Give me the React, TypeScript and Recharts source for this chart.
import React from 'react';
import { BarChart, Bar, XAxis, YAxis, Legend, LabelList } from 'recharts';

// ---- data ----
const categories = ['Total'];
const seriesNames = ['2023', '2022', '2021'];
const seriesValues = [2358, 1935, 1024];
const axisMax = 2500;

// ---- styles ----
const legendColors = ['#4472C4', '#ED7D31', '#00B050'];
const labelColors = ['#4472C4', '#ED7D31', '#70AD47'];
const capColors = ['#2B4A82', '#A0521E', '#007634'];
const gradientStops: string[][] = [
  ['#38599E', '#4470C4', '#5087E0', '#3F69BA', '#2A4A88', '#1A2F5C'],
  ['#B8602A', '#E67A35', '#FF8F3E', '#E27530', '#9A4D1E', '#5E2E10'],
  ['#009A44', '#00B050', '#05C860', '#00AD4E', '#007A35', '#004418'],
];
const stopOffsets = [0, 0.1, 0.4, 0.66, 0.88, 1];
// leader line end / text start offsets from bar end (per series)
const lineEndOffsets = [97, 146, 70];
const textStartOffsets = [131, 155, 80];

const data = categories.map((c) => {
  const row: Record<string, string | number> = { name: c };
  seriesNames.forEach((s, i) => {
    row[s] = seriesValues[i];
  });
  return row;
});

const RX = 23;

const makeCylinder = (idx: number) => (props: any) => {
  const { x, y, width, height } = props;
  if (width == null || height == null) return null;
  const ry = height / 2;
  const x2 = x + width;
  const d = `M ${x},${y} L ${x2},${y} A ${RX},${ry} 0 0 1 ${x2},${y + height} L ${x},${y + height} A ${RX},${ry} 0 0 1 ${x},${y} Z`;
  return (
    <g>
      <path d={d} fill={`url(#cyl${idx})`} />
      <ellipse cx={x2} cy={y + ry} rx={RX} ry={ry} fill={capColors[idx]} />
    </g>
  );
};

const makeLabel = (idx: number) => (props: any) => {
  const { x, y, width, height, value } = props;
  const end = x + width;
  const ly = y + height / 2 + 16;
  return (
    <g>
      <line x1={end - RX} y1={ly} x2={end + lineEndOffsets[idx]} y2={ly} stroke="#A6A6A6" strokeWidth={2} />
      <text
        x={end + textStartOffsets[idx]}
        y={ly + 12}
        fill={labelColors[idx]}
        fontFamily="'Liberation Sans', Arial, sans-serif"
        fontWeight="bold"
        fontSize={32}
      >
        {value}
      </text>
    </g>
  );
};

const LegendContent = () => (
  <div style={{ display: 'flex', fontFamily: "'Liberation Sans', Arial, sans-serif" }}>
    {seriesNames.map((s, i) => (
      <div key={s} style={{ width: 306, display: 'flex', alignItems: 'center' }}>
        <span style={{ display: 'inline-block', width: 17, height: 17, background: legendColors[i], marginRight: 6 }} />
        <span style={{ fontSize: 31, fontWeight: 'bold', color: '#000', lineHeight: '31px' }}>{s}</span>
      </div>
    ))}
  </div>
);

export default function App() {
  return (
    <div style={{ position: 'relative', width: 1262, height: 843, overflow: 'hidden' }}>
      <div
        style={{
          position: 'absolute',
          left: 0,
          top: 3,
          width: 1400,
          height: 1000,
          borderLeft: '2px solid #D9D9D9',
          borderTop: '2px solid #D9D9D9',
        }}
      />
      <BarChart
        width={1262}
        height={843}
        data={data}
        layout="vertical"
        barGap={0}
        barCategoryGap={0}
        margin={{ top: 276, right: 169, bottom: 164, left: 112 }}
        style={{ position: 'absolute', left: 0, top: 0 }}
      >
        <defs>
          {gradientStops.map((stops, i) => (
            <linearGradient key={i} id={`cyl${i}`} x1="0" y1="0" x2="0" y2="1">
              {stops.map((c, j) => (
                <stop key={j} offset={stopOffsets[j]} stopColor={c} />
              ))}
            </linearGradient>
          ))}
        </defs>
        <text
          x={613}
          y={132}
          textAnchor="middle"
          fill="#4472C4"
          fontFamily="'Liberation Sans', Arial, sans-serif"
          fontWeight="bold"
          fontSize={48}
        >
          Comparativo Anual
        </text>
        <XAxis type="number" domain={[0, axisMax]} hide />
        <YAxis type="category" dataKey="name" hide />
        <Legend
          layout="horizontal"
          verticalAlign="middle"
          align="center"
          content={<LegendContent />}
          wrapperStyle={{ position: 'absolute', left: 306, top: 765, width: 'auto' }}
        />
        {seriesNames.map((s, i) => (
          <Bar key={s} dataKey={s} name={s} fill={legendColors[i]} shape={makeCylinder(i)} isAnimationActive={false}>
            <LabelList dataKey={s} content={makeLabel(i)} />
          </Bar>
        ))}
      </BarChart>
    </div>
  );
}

--------------------

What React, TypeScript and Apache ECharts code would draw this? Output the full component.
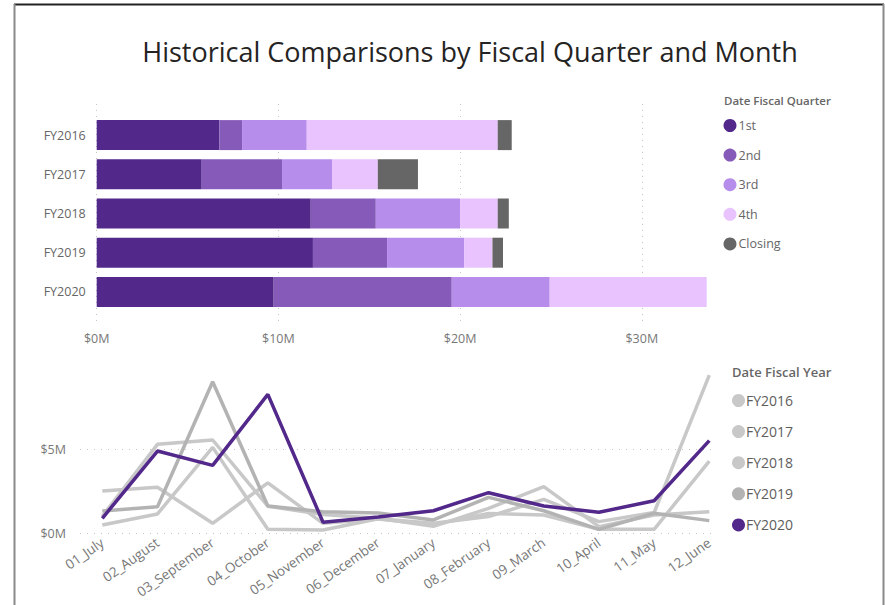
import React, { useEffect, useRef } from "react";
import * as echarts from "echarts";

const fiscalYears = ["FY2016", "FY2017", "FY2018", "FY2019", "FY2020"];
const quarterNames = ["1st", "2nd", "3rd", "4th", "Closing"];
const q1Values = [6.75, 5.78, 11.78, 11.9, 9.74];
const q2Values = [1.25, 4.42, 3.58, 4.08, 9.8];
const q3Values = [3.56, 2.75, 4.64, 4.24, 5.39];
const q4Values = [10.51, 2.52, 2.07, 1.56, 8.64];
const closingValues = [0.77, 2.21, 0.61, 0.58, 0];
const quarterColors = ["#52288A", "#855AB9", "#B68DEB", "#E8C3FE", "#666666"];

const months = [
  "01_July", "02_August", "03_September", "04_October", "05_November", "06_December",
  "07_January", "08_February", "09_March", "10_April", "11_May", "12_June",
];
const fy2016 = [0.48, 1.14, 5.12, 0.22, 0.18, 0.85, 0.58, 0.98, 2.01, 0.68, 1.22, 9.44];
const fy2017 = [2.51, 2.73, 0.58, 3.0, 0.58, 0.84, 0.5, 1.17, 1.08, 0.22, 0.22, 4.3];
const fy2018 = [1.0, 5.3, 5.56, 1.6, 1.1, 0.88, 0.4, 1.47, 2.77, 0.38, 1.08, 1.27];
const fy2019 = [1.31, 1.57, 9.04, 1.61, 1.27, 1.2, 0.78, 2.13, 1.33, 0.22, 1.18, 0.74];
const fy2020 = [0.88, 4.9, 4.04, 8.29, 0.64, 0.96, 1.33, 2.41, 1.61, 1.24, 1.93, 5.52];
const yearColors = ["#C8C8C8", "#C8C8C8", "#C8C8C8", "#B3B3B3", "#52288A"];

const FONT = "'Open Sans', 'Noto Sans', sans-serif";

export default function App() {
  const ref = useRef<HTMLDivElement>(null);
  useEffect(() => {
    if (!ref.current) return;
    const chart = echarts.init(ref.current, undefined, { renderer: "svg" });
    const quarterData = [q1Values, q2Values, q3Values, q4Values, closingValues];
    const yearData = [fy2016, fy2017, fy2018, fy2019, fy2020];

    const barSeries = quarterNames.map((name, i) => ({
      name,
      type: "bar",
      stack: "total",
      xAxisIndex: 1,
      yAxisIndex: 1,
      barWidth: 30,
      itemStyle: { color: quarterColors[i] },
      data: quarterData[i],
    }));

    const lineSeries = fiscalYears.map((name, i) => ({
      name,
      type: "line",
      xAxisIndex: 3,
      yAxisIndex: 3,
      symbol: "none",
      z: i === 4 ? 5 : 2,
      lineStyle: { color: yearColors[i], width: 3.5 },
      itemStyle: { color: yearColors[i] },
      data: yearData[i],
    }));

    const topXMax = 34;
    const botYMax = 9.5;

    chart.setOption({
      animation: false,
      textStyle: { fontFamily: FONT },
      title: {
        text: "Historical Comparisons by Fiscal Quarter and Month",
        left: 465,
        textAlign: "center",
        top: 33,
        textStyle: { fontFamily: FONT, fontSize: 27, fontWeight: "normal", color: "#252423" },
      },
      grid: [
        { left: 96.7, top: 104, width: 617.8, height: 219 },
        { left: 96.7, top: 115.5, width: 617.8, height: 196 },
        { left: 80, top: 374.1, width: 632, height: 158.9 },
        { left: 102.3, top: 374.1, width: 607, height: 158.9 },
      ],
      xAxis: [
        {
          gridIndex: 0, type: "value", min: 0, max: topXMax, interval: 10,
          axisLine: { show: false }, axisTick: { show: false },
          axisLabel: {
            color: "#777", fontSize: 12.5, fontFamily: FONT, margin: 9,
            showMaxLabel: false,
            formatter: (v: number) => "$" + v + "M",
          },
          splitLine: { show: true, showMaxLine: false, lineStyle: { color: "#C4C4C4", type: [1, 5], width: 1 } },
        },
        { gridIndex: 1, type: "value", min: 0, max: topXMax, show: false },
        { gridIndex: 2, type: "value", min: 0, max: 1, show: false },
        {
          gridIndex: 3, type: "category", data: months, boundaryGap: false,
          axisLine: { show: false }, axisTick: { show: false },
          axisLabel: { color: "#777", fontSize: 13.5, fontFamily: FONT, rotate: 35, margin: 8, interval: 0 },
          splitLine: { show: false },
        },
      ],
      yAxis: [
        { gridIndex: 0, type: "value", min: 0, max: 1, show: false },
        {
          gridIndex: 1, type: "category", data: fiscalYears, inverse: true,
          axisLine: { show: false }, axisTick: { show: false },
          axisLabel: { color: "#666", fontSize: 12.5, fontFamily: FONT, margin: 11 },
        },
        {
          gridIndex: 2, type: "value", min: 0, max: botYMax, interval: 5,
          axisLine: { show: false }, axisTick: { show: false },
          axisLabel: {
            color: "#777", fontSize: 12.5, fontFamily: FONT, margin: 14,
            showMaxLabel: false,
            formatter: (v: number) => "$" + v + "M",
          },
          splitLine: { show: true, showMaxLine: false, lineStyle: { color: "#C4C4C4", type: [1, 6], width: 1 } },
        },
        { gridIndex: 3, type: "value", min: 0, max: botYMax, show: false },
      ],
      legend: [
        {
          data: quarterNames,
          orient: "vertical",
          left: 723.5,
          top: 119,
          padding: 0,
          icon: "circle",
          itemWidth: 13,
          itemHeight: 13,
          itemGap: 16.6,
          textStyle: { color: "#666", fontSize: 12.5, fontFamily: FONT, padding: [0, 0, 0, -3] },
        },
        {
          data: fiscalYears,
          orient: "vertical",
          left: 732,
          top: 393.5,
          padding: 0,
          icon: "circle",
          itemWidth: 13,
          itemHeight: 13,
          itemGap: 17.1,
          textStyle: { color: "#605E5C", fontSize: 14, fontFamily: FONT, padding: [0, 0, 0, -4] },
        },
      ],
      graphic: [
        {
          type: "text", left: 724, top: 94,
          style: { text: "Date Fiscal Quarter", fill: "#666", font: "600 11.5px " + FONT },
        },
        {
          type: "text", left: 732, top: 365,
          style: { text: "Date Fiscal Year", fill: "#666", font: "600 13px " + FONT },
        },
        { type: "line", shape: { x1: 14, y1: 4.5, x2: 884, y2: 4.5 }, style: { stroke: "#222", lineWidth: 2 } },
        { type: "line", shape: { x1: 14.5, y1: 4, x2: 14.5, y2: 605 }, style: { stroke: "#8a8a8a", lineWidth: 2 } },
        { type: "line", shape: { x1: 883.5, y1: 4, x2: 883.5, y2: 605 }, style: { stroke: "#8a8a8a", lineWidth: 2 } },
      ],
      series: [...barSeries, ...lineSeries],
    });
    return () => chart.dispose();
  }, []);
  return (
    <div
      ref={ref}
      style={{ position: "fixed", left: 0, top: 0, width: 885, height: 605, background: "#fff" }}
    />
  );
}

--------------------

DESCRIPTION OF THE TASK. Repeat the lines between those holding "What React, TypeScript" and "import * as", inclusive. Pictures stay out.

RESPONSE.
What React, TypeScript and Apache ECharts code would draw this? Output the full component.
import React, { useEffect, useRef } from "react";
import * as echarts from "echarts";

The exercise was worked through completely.